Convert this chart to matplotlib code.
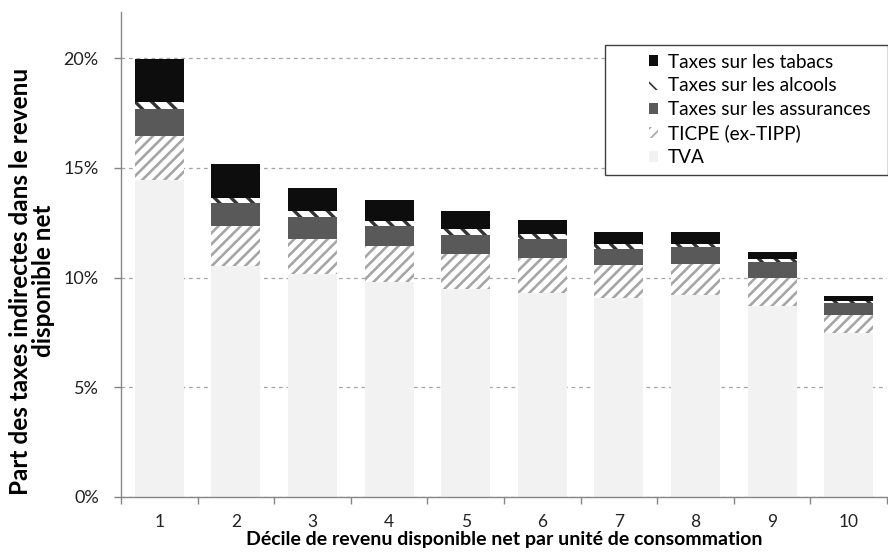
import matplotlib
matplotlib.use("Agg")
import matplotlib.pyplot as plt
from matplotlib.patches import Patch, Rectangle
import numpy as np

plt.rcParams['font.family'] = ['Lato', 'DejaVu Sans']

deciles = ["1", "2", "3", "4", "5", "6", "7", "8", "9", "10"]
tva = [14.43, 10.53, 10.14, 9.79, 9.47, 9.28, 9.09, 9.20, 8.72, 7.46]
ticpe = [2.03, 1.83, 1.64, 1.67, 1.59, 1.61, 1.46, 1.42, 1.28, 0.82]
assurances = [1.24, 1.02, 0.96, 0.91, 0.90, 0.86, 0.77, 0.77, 0.69, 0.55]
alcools = [0.32, 0.26, 0.30, 0.22, 0.25, 0.23, 0.23, 0.16, 0.15, 0.11]
tabacs = [1.95, 1.55, 1.05, 0.94, 0.83, 0.64, 0.52, 0.54, 0.32, 0.22]
yticks = [0, 5, 10, 15, 20]

fig = plt.figure(figsize=(8.88, 5.53), dpi=100)
ax = fig.add_axes([0.1363, 0.1015, 0.8626, 0.8765])

x = np.arange(1, len(deciles) + 1)
w = 0.64

series = [
    ("TVA", tva, dict(color="#f2f2f2", edgecolor="#f2f2f2", linewidth=0), 1.0),
    ("TICPE (ex-TIPP)", ticpe, dict(color="white", edgecolor="#a6a6a6", hatch="///", linewidth=0), 1.9),
    ("Taxes sur les assurances", assurances, dict(color="#595959", edgecolor="#595959", linewidth=0), 1.0),
    ("Taxes sur les alcools", alcools, dict(color="white", edgecolor="#333333", hatch="\\\\", linewidth=0), 2.4),
    ("Taxes sur les tabacs", tabacs, dict(color="#0d0d0d", edgecolor="#0d0d0d", linewidth=0), 1.0),
]

bottom = np.zeros(len(deciles))
handles = []
for name, vals, style, hlw in series:
    vals = np.array(vals)
    plt.rcParams['hatch.linewidth'] = hlw
    ax.bar(x, vals, w, bottom=bottom, zorder=2, **style)
    bottom += vals
    handles.append((name, style))

ax.set_xlim(0.5, 10.5)
ax.set_ylim(0, 22.1)

ax.set_yticks(yticks)
ax.set_yticklabels([f"{v}%" for v in yticks], fontsize=13, color="#222222")
ax.yaxis.grid(True, linestyle=(0, (3, 3)), color="#a6a6a6", linewidth=0.9, zorder=0)
ax.set_axisbelow(True)
ax.tick_params(axis="y", length=5, width=1, color="#868686", pad=11)

ax.set_xticks(x)
ax.set_xticklabels(deciles, fontsize=12.5, color="#222222")
ax.set_xticks(np.arange(0.5, 11.0, 1.0), minor=True)
ax.tick_params(axis="x", which="major", length=0, pad=12)
ax.tick_params(axis="x", which="minor", length=5, width=1, color="#868686")

for side in ("top", "right"):
    ax.spines[side].set_visible(False)
for side in ("left", "bottom"):
    ax.spines[side].set_color("#868686")
    ax.spines[side].set_linewidth(1)

ax.set_xlabel("Décile de revenu disponible net par unité de consommation",
              fontsize=14, fontweight="bold")
ax.xaxis.set_label_coords(0.5, -0.07)
ax.set_ylabel("Part des taxes indirectes dans le revenu\ndisponible net",
              fontsize=17.5, fontweight="bold", linespacing=1.0)
ax.yaxis.set_label_coords(-0.086, 0.445)

# legend, tabacs on top
leg_handles = []
leg_labels = []
for name, style in reversed(handles):
    leg_handles.append(Patch(facecolor=style["color"], edgecolor=style["edgecolor"],
                             hatch=style.get("hatch"), linewidth=0))
    leg_labels.append(name)
plt.rcParams['hatch.linewidth'] = 1.2
leg = fig.legend(leg_handles, leg_labels, loc="upper left",
                 bbox_to_anchor=(641 / 888, 1 - 46 / 553), frameon=False,
                 fontsize=13.7, handlelength=0.5, handleheight=0.5,
                 handletextpad=0.5, labelspacing=0.35, borderaxespad=0)
fig.add_artist(Rectangle((605 / 888, 1 - 175 / 553), 283 / 888, 130 / 553,
                         transform=fig.transFigure, fill=True, facecolor="white",
                         edgecolor="#404040", linewidth=1, zorder=3))
leg.set_zorder(4)

fig.savefig("out.png", dpi=100)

• **WRITTEN INSTRUCTION**
Without the pictures, write out all of the material exactly.

• **FULL RESPONSE**
Convert this chart to matplotlib code.
import matplotlib
matplotlib.use("Agg")
import matplotlib.pyplot as plt
from matplotlib.patches import Patch, Rectangle
import numpy as np

plt.rcParams['font.family'] = ['Lato', 'DejaVu Sans']

deciles = ["1", "2", "3", "4", "5", "6", "7", "8", "9", "10"]
tva = [14.43, 10.53, 10.14, 9.79, 9.47, 9.28, 9.09, 9.20, 8.72, 7.46]
ticpe = [2.03, 1.83, 1.64, 1.67, 1.59, 1.61, 1.46, 1.42, 1.28, 0.82]
assurances = [1.24, 1.02, 0.96, 0.91, 0.90, 0.86, 0.77, 0.77, 0.69, 0.55]
alcools = [0.32, 0.26, 0.30, 0.22, 0.25, 0.23, 0.23, 0.16, 0.15, 0.11]
tabacs = [1.95, 1.55, 1.05, 0.94, 0.83, 0.64, 0.52, 0.54, 0.32, 0.22]
yticks = [0, 5, 10, 15, 20]

fig = plt.figure(figsize=(8.88, 5.53), dpi=100)
ax = fig.add_axes([0.1363, 0.1015, 0.8626, 0.8765])

x = np.arange(1, len(deciles) + 1)
w = 0.64

series = [
    ("TVA", tva, dict(color="#f2f2f2", edgecolor="#f2f2f2", linewidth=0), 1.0),
    ("TICPE (ex-TIPP)", ticpe, dict(color="white", edgecolor="#a6a6a6", hatch="///", linewidth=0), 1.9),
    ("Taxes sur les assurances", assurances, dict(color="#595959", edgecolor="#595959", linewidth=0), 1.0),
    ("Taxes sur les alcools", alcools, dict(color="white", edgecolor="#333333", hatch="\\\\", linewidth=0), 2.4),
    ("Taxes sur les tabacs", tabacs, dict(color="#0d0d0d", edgecolor="#0d0d0d", linewidth=0), 1.0),
]

bottom = np.zeros(len(deciles))
handles = []
for name, vals, style, hlw in series:
    vals = np.array(vals)
    plt.rcParams['hatch.linewidth'] = hlw
    ax.bar(x, vals, w, bottom=bottom, zorder=2, **style)
    bottom += vals
    handles.append((name, style))

ax.set_xlim(0.5, 10.5)
ax.set_ylim(0, 22.1)

ax.set_yticks(yticks)
ax.set_yticklabels([f"{v}%" for v in yticks], fontsize=13, color="#222222")
ax.yaxis.grid(True, linestyle=(0, (3, 3)), color="#a6a6a6", linewidth=0.9, zorder=0)
ax.set_axisbelow(True)
ax.tick_params(axis="y", length=5, width=1, color="#868686", pad=11)

ax.set_xticks(x)
ax.set_xticklabels(deciles, fontsize=12.5, color="#222222")
ax.set_xticks(np.arange(0.5, 11.0, 1.0), minor=True)
ax.tick_params(axis="x", which="major", length=0, pad=12)
ax.tick_params(axis="x", which="minor", length=5, width=1, color="#868686")

for side in ("top", "right"):
    ax.spines[side].set_visible(False)
for side in ("left", "bottom"):
    ax.spines[side].set_color("#868686")
    ax.spines[side].set_linewidth(1)

ax.set_xlabel("Décile de revenu disponible net par unité de consommation",
              fontsize=14, fontweight="bold")
ax.xaxis.set_label_coords(0.5, -0.07)
ax.set_ylabel("Part des taxes indirectes dans le revenu\ndisponible net",
              fontsize=17.5, fontweight="bold", linespacing=1.0)
ax.yaxis.set_label_coords(-0.086, 0.445)

# legend, tabacs on top
leg_handles = []
leg_labels = []
for name, style in reversed(handles):
    leg_handles.append(Patch(facecolor=style["color"], edgecolor=style["edgecolor"],
                             hatch=style.get("hatch"), linewidth=0))
    leg_labels.append(name)
plt.rcParams['hatch.linewidth'] = 1.2
leg = fig.legend(leg_handles, leg_labels, loc="upper left",
                 bbox_to_anchor=(641 / 888, 1 - 46 / 553), frameon=False,
                 fontsize=13.7, handlelength=0.5, handleheight=0.5,
                 handletextpad=0.5, labelspacing=0.35, borderaxespad=0)
fig.add_artist(Rectangle((605 / 888, 1 - 175 / 553), 283 / 888, 130 / 553,
                         transform=fig.transFigure, fill=True, facecolor="white",
                         edgecolor="#404040", linewidth=1, zorder=3))
leg.set_zorder(4)

fig.savefig("out.png", dpi=100)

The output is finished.